When configuring the Ethernet ports on your firewall, you can choose from virtual wire, Layer 2, or Layer 3 interface deployments. In addition, to allow you to integrate into a variety of network segments, you can configure different types of interfaces on different ports. The following sections provide basic information on each type of deployment.
-Virtual Wire Deployments
-Layer 2 Deployments
-Layer 3 Deployments
Virtual Wire Deployments
In a virtual wire deployment, the firewall is installed transparently on a network segment by binding two ports together. By using a virtual wire, you can install the firewall in any network environment without reconfiguring adjacent devices. If necessary, a virtual wire can block or allow traffic based on the virtual LAN (VLAN) tag values. You can also create multiple subinterfaces and classify traffic according to an IP Address (address, range, or subnet), VLAN, or a combination of the two.
By default, the virtual wire (named default-vwire) binds Ethernet ports 1 and 2 and allows all untagged traffic. Choose this deployment to simplify installation and configuration and/or avoid configuration changes to surrounding network devices.

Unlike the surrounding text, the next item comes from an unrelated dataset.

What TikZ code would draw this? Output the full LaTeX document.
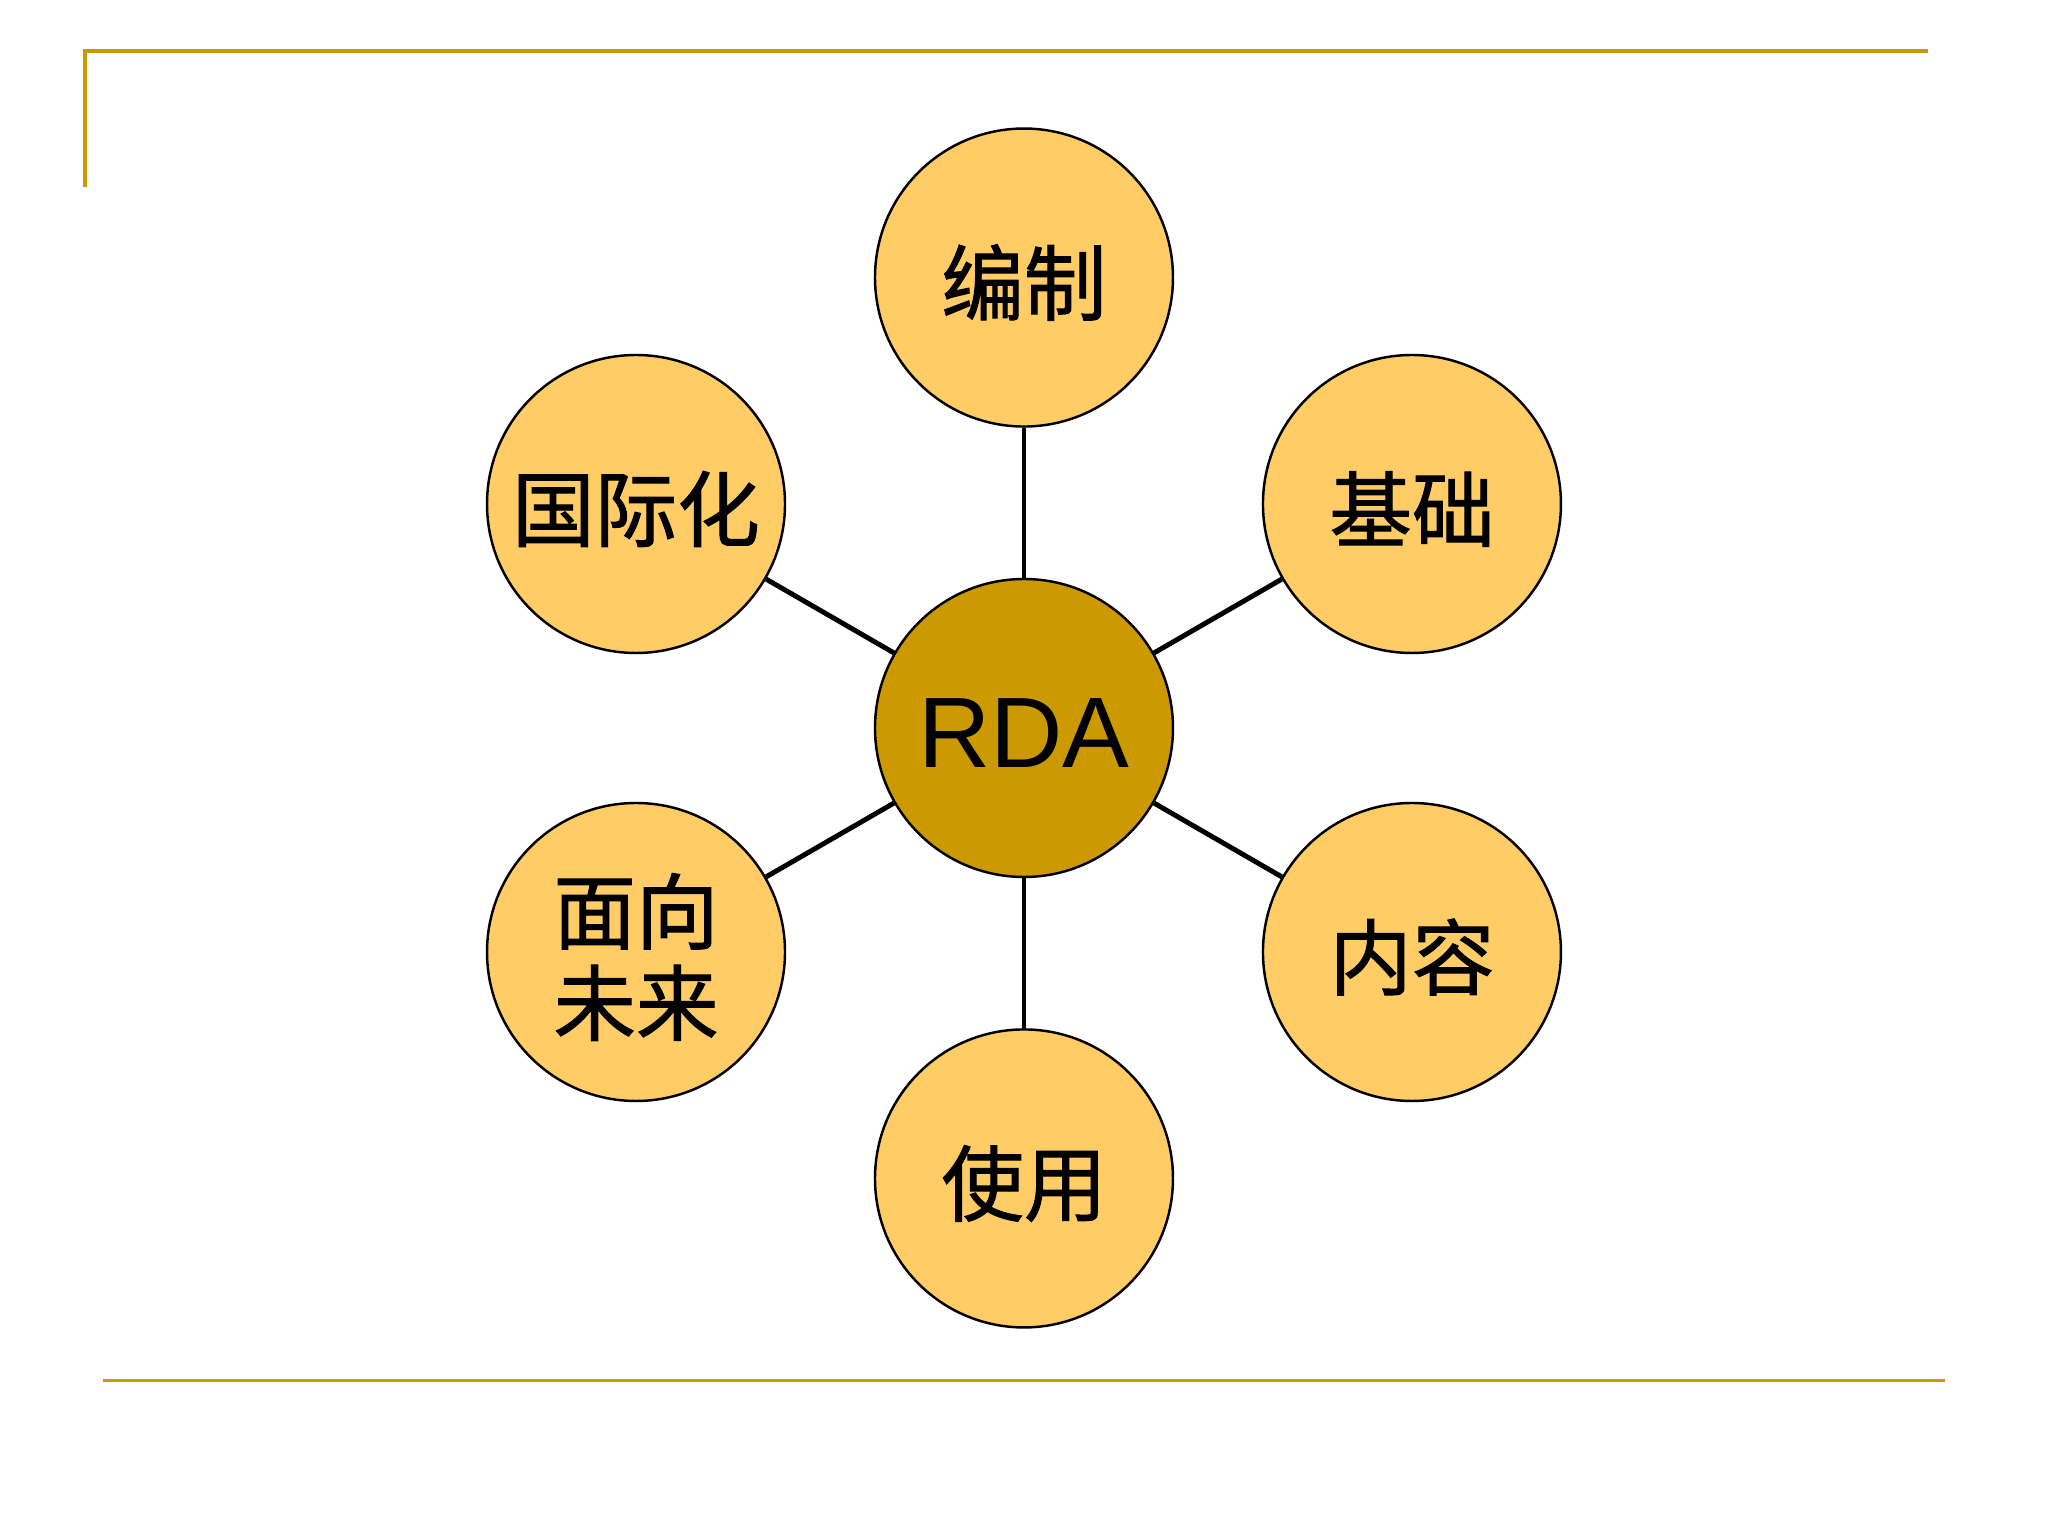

A virtual wire is the default configuration, and should be used only when no switching or routing is needed. If you do not plan to use the default virtual wire, you should manually delete the configuration before proceeding with interface configuration to prevent it from interfering with other interface settings you define.
Layer 2 Deployments
In a Layer 2 deployment, the firewall provides switching between two or more interfaces. Each group of interfaces must be assigned to a VLAN object in order for the firewall to switch between them. The firewall will perform VLAN tag switching when Layer 2 subinterfaces are attached to a common VLAN object. Choose this option when switching is required.
Layer 3 Deployments
In a Layer 3 deployment, the firewall routes traffic between ports. An IP address must be assigned to each interface and a virtual router must be defined to route the traffic. Choose this option when routing is required.
You must assign an IP address to each physical Layer 3 interface you configure. You can also create logical subinterfaces for each physical Layer 3 interface that allows you to segregate the traffic on the interface based on VLAN tag (when VLAN trunking is in use) or by IP address, for example for multi-tenancy.
In addition, because the firewall must route traffic in a Layer 3 deployment, you must configure a virtual router. You can configure the virtual router to participate with dynamic routing protocols ( BGP, OSPF, or RIP) as well as adding static routes. You can also create multiple virtual routers, each maintaining a separate set of routes that are not shared between virtual routers, enabling you to configure different routing behaviors for different interfaces.